Thermodynamic Bounds on Efficiency for Systems with Broken Time-Reversal Symmetry

We show that for systems with broken time-reversal symmetry the maximum efficiency and the efficiency at maximum power are both determined by two parameters: a “figure of merit” and an asymmetry parameter. In contrast to the time-symmetric case, the figure of merit is bounded from above; nevertheless the Carnot efficiency can be reached at lower and lower values of the figure of merit and far from the so-called strong coupling condition as the asymmetry parameter increases.

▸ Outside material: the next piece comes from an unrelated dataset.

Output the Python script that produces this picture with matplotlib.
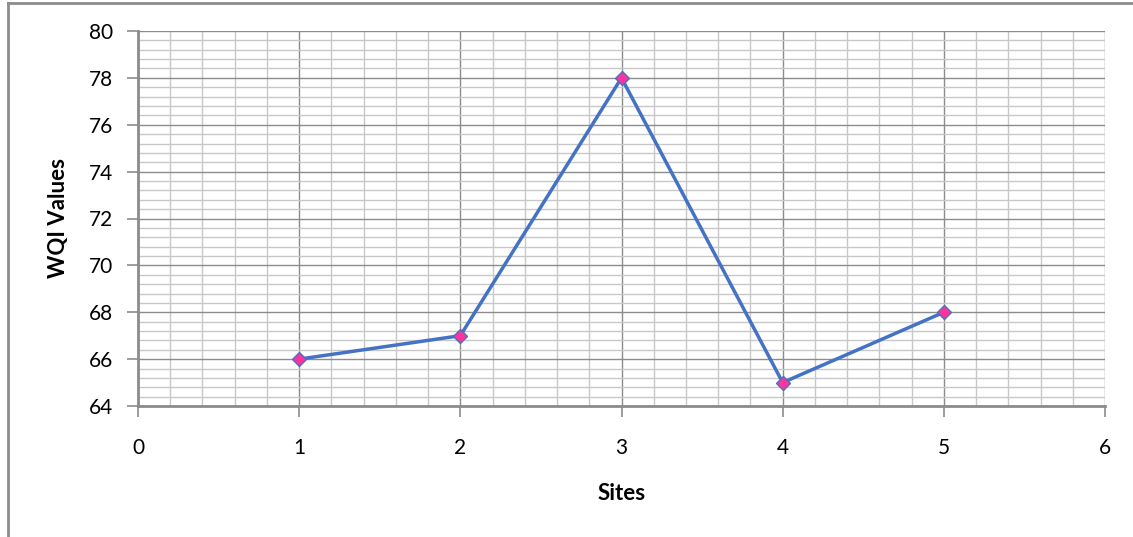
import numpy as np
import matplotlib
matplotlib.use("Agg")
import matplotlib.pyplot as plt
from matplotlib.lines import Line2D
from matplotlib.ticker import MultipleLocator

plt.rcParams['font.family'] = ['Lato', 'DejaVu Sans']

sites = [1, 2, 3, 4, 5]
wqi_values = [66, 67, 78, 65, 68]
x_ticks = [0, 1, 2, 3, 4, 5, 6]
y_ticks = [64, 66, 68, 70, 72, 74, 76, 78, 80]

W, H = 1133, 537
fig = plt.figure(figsize=(W / 100, H / 100), dpi=100)
ax = fig.add_axes([138 / W, 1 - 406 / H, (1105 - 138) / W, (406 - 31) / H])

ax.set_xlim(0, 6)
ax.set_ylim(64, 80)
ax.set_xticks(x_ticks)
ax.set_yticks(y_ticks)
ax.xaxis.set_minor_locator(MultipleLocator(0.2))
ax.yaxis.set_minor_locator(MultipleLocator(0.4))

ax.grid(which='minor', color='#c8c8c8', linewidth=1.0)
ax.grid(which='major', color='#8c8c8c', linewidth=1.0)
ax.set_axisbelow(True)

ax.tick_params(which='minor', length=0)
ax.tick_params(which='major', direction='out', length=8, width=1.2,
               color='#8c8c8c', labelsize=15, labelcolor='black')
ax.tick_params(axis='y', pad=10)
ax.tick_params(axis='x', pad=15)

for side in ['top', 'right']:
    ax.spines[side].set_visible(False)
for side in ['left', 'bottom']:
    ax.spines[side].set_color('#8c8c8c')
    ax.spines[side].set_linewidth(2.0)

ax.plot(sites, wqi_values, color='#4472C4', linewidth=2.5,
        marker='D', markersize=7, markerfacecolor='#FF3399',
        markeredgecolor='#4472C4', markeredgewidth=1.0, zorder=5)

ax.set_xlabel('Sites', fontsize=16, fontweight='bold', labelpad=18)
ax.set_ylabel('WQI Values', fontsize=16, fontweight='bold', labelpad=14)

# outer chart border (Excel style)
fig.add_artist(Line2D([8 / W, 8 / W], [0, 1 - 3 / H], color='#8c8c8c', linewidth=2))
fig.add_artist(Line2D([8 / W, 1], [1 - 3 / H, 1 - 3 / H], color='#8c8c8c', linewidth=2))

fig.savefig('out.png', dpi=100)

Moreover, the Curzon-Ahlborn limit for efficiency at maximum power can be overcome within linear response. Finally, always within linear response, it is allowed to have Carnot efficiency and nonzero power simultaneously .

Figure 1

Schematic drawing of the model.

Figure 2

Function $h(x)$ (blue solid curve). This function has a vertical asymptote at $x=1$ (dashed line). Thermodynamics restricts the parameter $y$ between $y=0$ and $y=h$.

Figure 3

Ratio $\eta /{\eta }_C$ as a function of the asymmetry parameter $x$, with $\eta ={\eta }^{\star }$ (dashed curve) and $\eta ={\eta }_M$ (solid curve). The black filled circle corresponds to the Curzon-Ahlbohrn limit at $x=1$: ${\eta }_{\mathrm{CA}}^{(l)}={\eta }_C/2$.